Aug 2015: Despite some discouragement due to racism in Prague last summer, I went ahead to visit Budapest, one of the triumvirates in eastern Europe and I am glad we did this month. Hungarians are civil, generous and helpful. Budapest is full of beautiful architectures and the Danube is quite romantic with the various bridges that connect the two sides of Buda and Pest. Except for the heavy but thankfully short downpours, the sun was out the whole week, one day the heat must be at least 43c.
We did all the touristy things: visiting all the known attractions (the magnificent Parliament building, Royal palace, Hotel Gellert, Central Market, St Stephen’s Basilica, Jewish quarter, Cave Church..) and walked everywhere or hopped on the subway, trams or some buses when the legs started to complain; Photographed everything, trying local dishes and lingering around souvenir stands.
I ventured by train to Vac, a small town north of the city. Built some time in 1200s, the compact town on the east side of the Danube still bears relics and foot prints of ancient time with the old prison still spreads out on the north side. Even on a scorching hot summer day it was a treat to walk slowly through it, resting leisurely to take in the peaceful languor and uniqueness of the town. I love the train rides despite the suffocating heat on the way back (the train was an old type without air condition).
Budapest is a civil, quiet city with green grass along some parts of the Danube, benches in parks often occupied by lovers, patio cafés and restaurants everywhere and wonderful architecture on every old building and structure, every corner and walkway. Subway stations with delicious pastry shops at the entrance and ladies selling embroidered dresses and dolls everywhere. It has little western influence except the occasional Starbucks and fast food chains (though prices are outrageously more and taste are worse than the local average shops there). Only one shopping “mall” called “WestEnd” (actually located north east of the city) displaying only the bare minimum British influence and north American stores. Some remnants of the communist regime remain: statues of soldiers and real soldiers wearing a strange shade of green guarding important buildings.
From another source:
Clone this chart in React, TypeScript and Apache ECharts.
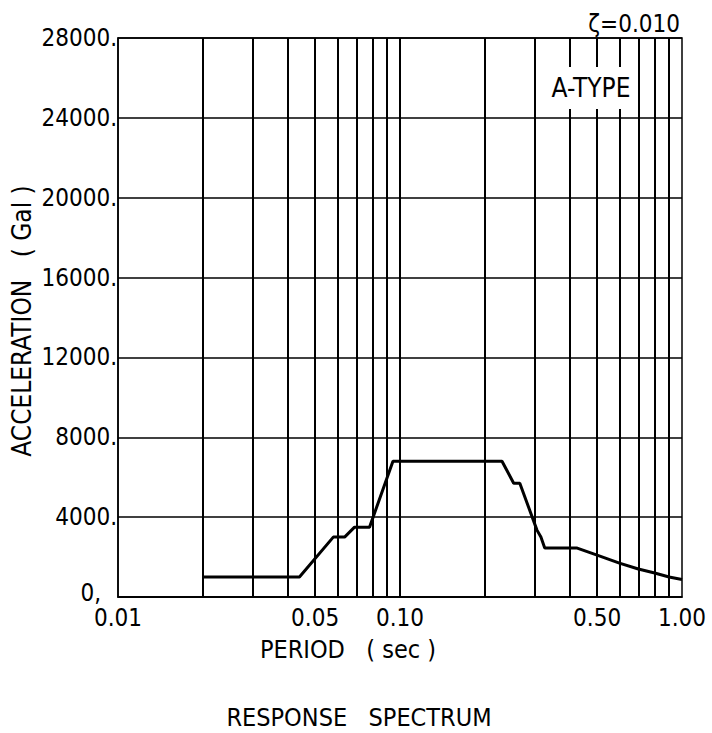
import { useEffect, useRef } from 'react';
import * as echarts from 'echarts';

// Response spectrum (A-TYPE, damping 0.010)
const periods = [0.02, 0.044, 0.058, 0.0636, 0.069, 0.078, 0.0944, 0.23, 0.253, 0.266, 0.306, 0.316, 0.326, 0.425, 0.5, 0.6, 0.7, 0.8, 0.9, 1.0];
const accelerations = [1000, 1000, 3000, 3000, 3500, 3500, 6800, 6800, 5700, 5700, 3350, 3000, 2450, 2450, 2100, 1700, 1400, 1200, 1000, 880];

const gridPeriods = [0.02, 0.03, 0.04, 0.05, 0.06, 0.07, 0.08, 0.09, 0.1, 0.2, 0.3, 0.4, 0.5, 0.6, 0.7, 0.8, 0.9];
const xTickValues = [0.01, 0.05, 0.1, 0.5, 1.0];
const xTickLabels = ['0.01', '0.05', '0.10', '0.50', '1.00'];
const yMin = 0;
const yMax = 28000;
const yStep = 4000;

const FONT = '"DejaVu Sans Condensed", "Liberation Sans Narrow", "DejaVu Sans", sans-serif';

export default function App() {
  const ref = useRef<HTMLDivElement>(null);
  useEffect(() => {
    if (!ref.current) return;
    const chart = echarts.init(ref.current, null, { renderer: 'svg' });
    const seriesData = periods.map((p, i) => [p, accelerations[i]]);
    chart.setOption({
      animation: false,
      backgroundColor: '#fff',
      grid: { left: 118, right: 30, top: 38, bottom: 136, show: true, borderColor: '#000', borderWidth: 1.5, backgroundColor: 'transparent' },
      xAxis: {
        type: 'log',
        min: 0.01,
        max: 1,
        logBase: 10,
        axisLine: { show: true, lineStyle: { color: '#000', width: 1.5 } },
        axisTick: { show: false },
        axisLabel: { show: false },
        splitLine: { show: false },
        minorSplitLine: { show: false },
      },
      yAxis: {
        type: 'value',
        min: yMin,
        max: yMax,
        interval: yStep,
        axisLine: { show: true, lineStyle: { color: '#000', width: 1.5 } },
        axisTick: { show: false },
        axisLabel: {
          color: '#000',
          fontFamily: FONT,
          fontSize: 24,
          margin: 1,
          formatter: (v: number) => (v === 0 ? '{z|0,}' : v + '.'),
          rich: {
            z: { fontFamily: FONT, fontSize: 24, color: '#000', padding: [0, 16, 8, 0] },
          },
        },
        splitLine: { show: true, lineStyle: { color: '#000', width: 1.5 } },
      },
      series: [
        {
          type: 'line',
          data: seriesData,
          symbol: 'none',
          lineStyle: { color: '#000', width: 3 },
          z: 10,
          markLine: {
            silent: true,
            symbol: ['none', 'none'],
            label: { show: false },
            lineStyle: { color: '#000', width: 2, type: 'solid' },
            data: gridPeriods.map((p) => ({ xAxis: p })),
          },
        },
        {
          type: 'line',
          data: seriesData,
          symbol: 'none',
          lineStyle: { color: 'rgba(0,0,0,0)', width: 0 },
          markLine: {
            silent: true,
            symbol: ['none', 'none'],
            lineStyle: { color: 'rgba(0,0,0,0)', width: 0 },
            label: {
              show: true,
              position: 'start',
              color: '#000',
              fontFamily: FONT,
              fontSize: 24,
              distance: 9,
            },
            data: xTickValues.map((v, i) => ({ xAxis: v, label: { formatter: xTickLabels[i] } })),
          },
        },
      ],
      graphic: [
        {
          type: 'text',
          z: 100,
          x: 680,
          y: 24,
          style: { text: 'ζ=0.010', fontFamily: FONT, fontSize: 24, fill: '#000', align: 'right', verticalAlign: 'middle' },
        },
        {
          type: 'text',
          z: 100,
          x: 590,
          y: 88,
          style: {
            text: 'A-TYPE',
            fontFamily: FONT,
            fontSize: 26,
            fill: '#000',
            align: 'center',
            verticalAlign: 'middle',
            backgroundColor: '#fff',
            padding: [8, 4, 8, 6],
          },
        },
        {
          type: 'text',
          z: 100,
          x: 348,
          y: 649,
          style: { text: 'PERIOD   ( sec )', fontFamily: FONT, fontSize: 25, fill: '#000', align: 'center', verticalAlign: 'middle' },
        },
        {
          type: 'text',
          z: 100,
          x: 22,
          y: 321,
          rotation: Math.PI / 2,
          style: { text: 'ACCELERATION   ( Gal )', fontFamily: FONT, fontSize: 26, fill: '#000', align: 'center', verticalAlign: 'middle' },
        },
        {
          type: 'text',
          z: 100,
          x: 359,
          y: 717,
          style: { text: 'RESPONSE   SPECTRUM', fontFamily: FONT, fontSize: 25, fill: '#000', align: 'center', verticalAlign: 'middle' },
        },
      ],
    });
    return () => chart.dispose();
  }, []);
  return <div ref={ref} style={{ position: 'fixed', left: 0, top: 0, width: 712, height: 733 }} />;
}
I trekked up the hilly side of Buda to see arts at the National Gallery which now stored some of the art works from the Museum of Fine Arts while the latter was under renovation. There is a small section of new, modern art otherwise the 4 floors were scattered with older, realism style arts. For 500 forints (appx $4 Cdn) photographs without flash were allowed. It was nice to see the city flooded with visitors and everyone seemed to have a good time. Most books there were in Hungarian and without the language it was difficult to select even just by images. I bought a small book of an artist whose arts captured my attention, Birkas Akos. He is as I just researched now, a notable Hungarian artist ( Széchenyi Arts Academy)
The eve of our departure I took a stroll along the Danube to take in the last bits of whatever the city offered: the various songs from street artists and their musical instruments, the trams, the sight of cruise ships entertaining their patrons on brightly lit deck, the beautiful displays of lights on Chain bridge, horse carriages and the occasional long limousines with open sun roof with giddy women holding champagne glasses screaming out their hedonistic night fun. The locals seemed to question the loud laughter and visitors just smiled.
And so, in spite of the 12 hrs with connecting flights, it was a very good trip.